Just like Gold, there is only limited quantity of Bitcoin can be mined only 21 millions of them. Bitcoin was created in such a way that only 21 million of them can come into existence. Currently, 16 million Bitcoins have been mined.
Now the only one-quarter of Bitcoins left to mine. So Bitcoin is like expensive metal more you take out, more challenging and resource intensive it is to find. Similarly more the time passes by more will be the value of Bitcoin.
Unlike Gold mining, Bitcoin mining is not done with axes and shovels. But it is done by thousands of computers with powerful CPU that must use their full resources to mine Bitcoin.
To explain Bitcoin mining process first, we have to understand Blockchain
Let me first explain it in common analogy to make it simple for you. The blockchain is like a full history of banking transaction, Bitcoin transactions occurred or stored in a ‘block.’ (BLOCK is the collection of transactions occur on a Bitcoin network at a set period. ) and a countless number of blocks are connected to each other in linear and chronological order inside blockchain.
Now let me explain it is in technological analogy
Blockchain described as a type of distributed ledger, or decentralized database that keeps a record of Bitcoin transactions and the technology prevents the same Bitcoin from using more than once.
As the block is the current part of blockchain which records all the recent transactions and when one block gets completed it stored in blockchain in a permanent database. After completion of a block, a new block is generated which has a hash of the previous block now they are connected to each other in linear, chronological order inside the blockchain.

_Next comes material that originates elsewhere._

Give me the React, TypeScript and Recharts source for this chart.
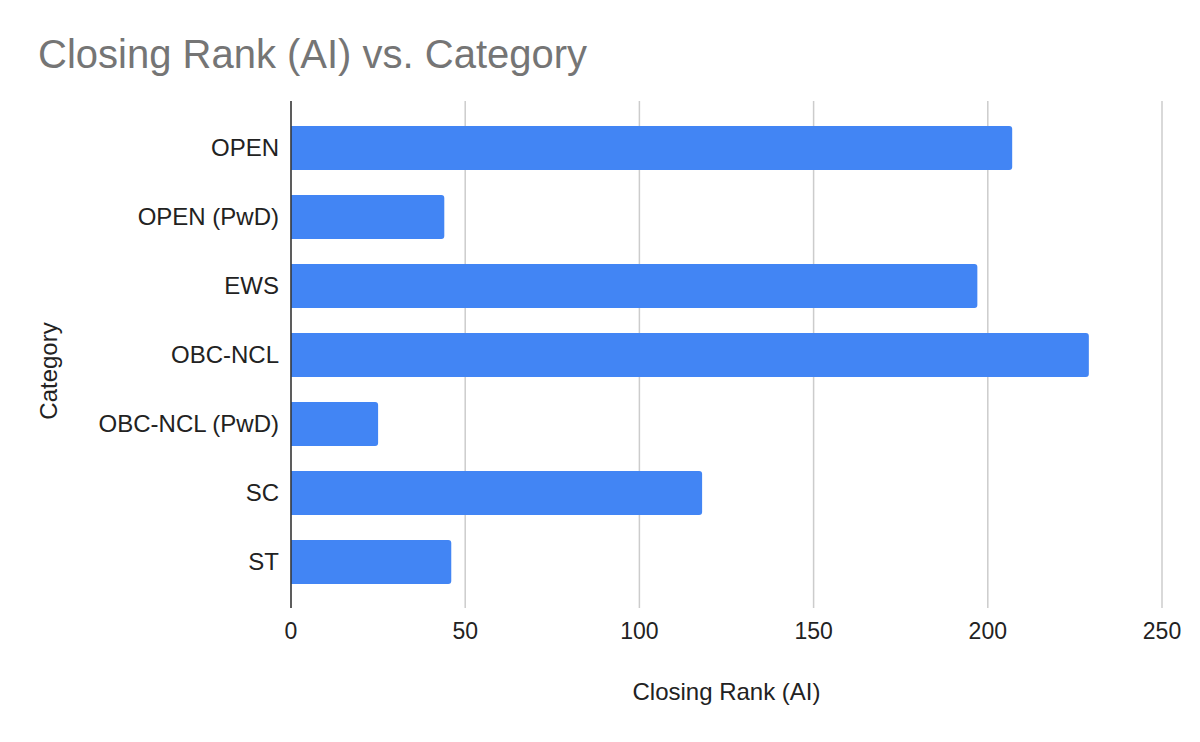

Hence blockchain is the connection of a countless number of blocks in linear and chronological order where every block containing a hash of the previous block and are stored as permanent database inside it(blockchain).
The blockchain database is shared by all nodes participating in a system. The full copy of blockchain contains every Bitcoin transaction ever occurred. So it can provide an insight of any Bitcoin transaction took place at any time in past and thus can reveal how much Bitcoins belonged to a particular Bitcoin address.
So, the blockchain is a long list of blocks which is permanent or unmodifiable.
The transactions which are recorded in the block must be witnessed by the connected network of computers.
These computers have to prove that they did hard work to record the transactions. This is called a proof-of-work.
If we try to understand the proof of work in plain language than it involves solving complex mathematical problems that require billions of steps to resolve.
Once a group of computers proves it has approved the transaction and provided the proof-of-work, they are rewarded for their effort to validating the transaction in the form of Bitcoin. Hence Bitcoin is created.
Once Bitcoins been mined, they can be used for trading or either they can be sold.
Remember as I mentioned before Bitcoins is like precious metal they are expensive currencies because only 21 million of them can be mined. Hence Bitcoin is valuable currency.